* START Material *
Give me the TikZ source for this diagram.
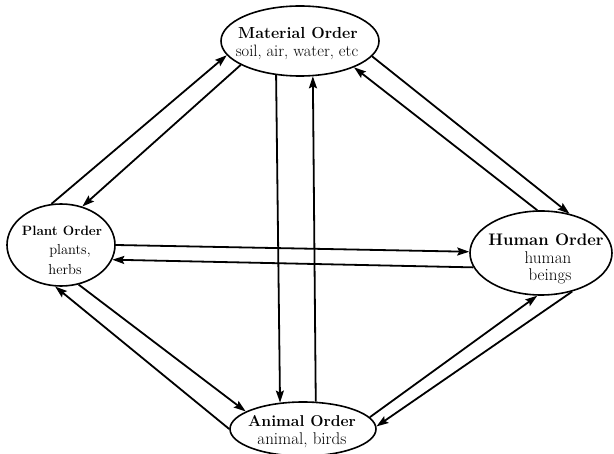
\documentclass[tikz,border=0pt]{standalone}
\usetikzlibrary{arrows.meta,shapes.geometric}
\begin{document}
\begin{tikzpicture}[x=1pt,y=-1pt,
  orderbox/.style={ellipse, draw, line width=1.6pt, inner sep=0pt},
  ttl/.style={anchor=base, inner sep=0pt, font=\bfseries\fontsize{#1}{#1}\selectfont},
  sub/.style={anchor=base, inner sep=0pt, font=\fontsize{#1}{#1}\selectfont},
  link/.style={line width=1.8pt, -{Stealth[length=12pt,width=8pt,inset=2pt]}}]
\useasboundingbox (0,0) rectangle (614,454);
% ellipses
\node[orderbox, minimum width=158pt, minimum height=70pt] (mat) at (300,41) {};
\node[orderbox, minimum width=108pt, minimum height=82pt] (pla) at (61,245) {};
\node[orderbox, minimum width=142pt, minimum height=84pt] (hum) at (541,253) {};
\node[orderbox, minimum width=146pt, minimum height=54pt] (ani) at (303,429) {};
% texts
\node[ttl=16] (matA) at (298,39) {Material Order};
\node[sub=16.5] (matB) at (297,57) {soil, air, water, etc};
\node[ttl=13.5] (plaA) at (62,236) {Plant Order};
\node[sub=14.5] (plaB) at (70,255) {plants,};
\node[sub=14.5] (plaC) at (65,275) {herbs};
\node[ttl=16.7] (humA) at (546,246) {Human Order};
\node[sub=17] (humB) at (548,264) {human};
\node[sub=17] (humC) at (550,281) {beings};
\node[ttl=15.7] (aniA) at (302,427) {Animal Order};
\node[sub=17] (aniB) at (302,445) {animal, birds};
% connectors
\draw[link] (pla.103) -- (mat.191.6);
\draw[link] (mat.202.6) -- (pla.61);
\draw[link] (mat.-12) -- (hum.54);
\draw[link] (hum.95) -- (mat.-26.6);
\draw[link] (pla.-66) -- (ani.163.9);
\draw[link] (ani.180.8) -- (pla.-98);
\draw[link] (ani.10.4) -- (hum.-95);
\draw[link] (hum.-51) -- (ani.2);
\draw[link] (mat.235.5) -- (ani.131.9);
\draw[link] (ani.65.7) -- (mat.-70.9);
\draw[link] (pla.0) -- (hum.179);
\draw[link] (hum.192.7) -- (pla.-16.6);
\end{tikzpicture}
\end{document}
* END Material *
◆ **Required task**
Write the lines above out again exactly, without any of their pictures.

◆ **Correct output**
Give me the TikZ source for this diagram.
\documentclass[tikz,border=0pt]{standalone}
\usetikzlibrary{arrows.meta,shapes.geometric}
\begin{document}
\begin{tikzpicture}[x=1pt,y=-1pt,
  orderbox/.style={ellipse, draw, line width=1.6pt, inner sep=0pt},
  ttl/.style={anchor=base, inner sep=0pt, font=\bfseries\fontsize{#1}{#1}\selectfont},
  sub/.style={anchor=base, inner sep=0pt, font=\fontsize{#1}{#1}\selectfont},
  link/.style={line width=1.8pt, -{Stealth[length=12pt,width=8pt,inset=2pt]}}]
\useasboundingbox (0,0) rectangle (614,454);
% ellipses
\node[orderbox, minimum width=158pt, minimum height=70pt] (mat) at (300,41) {};
\node[orderbox, minimum width=108pt, minimum height=82pt] (pla) at (61,245) {};
\node[orderbox, minimum width=142pt, minimum height=84pt] (hum) at (541,253) {};
\node[orderbox, minimum width=146pt, minimum height=54pt] (ani) at (303,429) {};
% texts
\node[ttl=16] (matA) at (298,39) {Material Order};
\node[sub=16.5] (matB) at (297,57) {soil, air, water, etc};
\node[ttl=13.5] (plaA) at (62,236) {Plant Order};
\node[sub=14.5] (plaB) at (70,255) {plants,};
\node[sub=14.5] (plaC) at (65,275) {herbs};
\node[ttl=16.7] (humA) at (546,246) {Human Order};
\node[sub=17] (humB) at (548,264) {human};
\node[sub=17] (humC) at (550,281) {beings};
\node[ttl=15.7] (aniA) at (302,427) {Animal Order};
\node[sub=17] (aniB) at (302,445) {animal, birds};
% connectors
\draw[link] (pla.103) -- (mat.191.6);
\draw[link] (mat.202.6) -- (pla.61);
\draw[link] (mat.-12) -- (hum.54);
\draw[link] (hum.95) -- (mat.-26.6);
\draw[link] (pla.-66) -- (ani.163.9);
\draw[link] (ani.180.8) -- (pla.-98);
\draw[link] (ani.10.4) -- (hum.-95);
\draw[link] (hum.-51) -- (ani.2);
\draw[link] (mat.235.5) -- (ani.131.9);
\draw[link] (ani.65.7) -- (mat.-70.9);
\draw[link] (pla.0) -- (hum.179);
\draw[link] (hum.192.7) -- (pla.-16.6);
\end{tikzpicture}
\end{document}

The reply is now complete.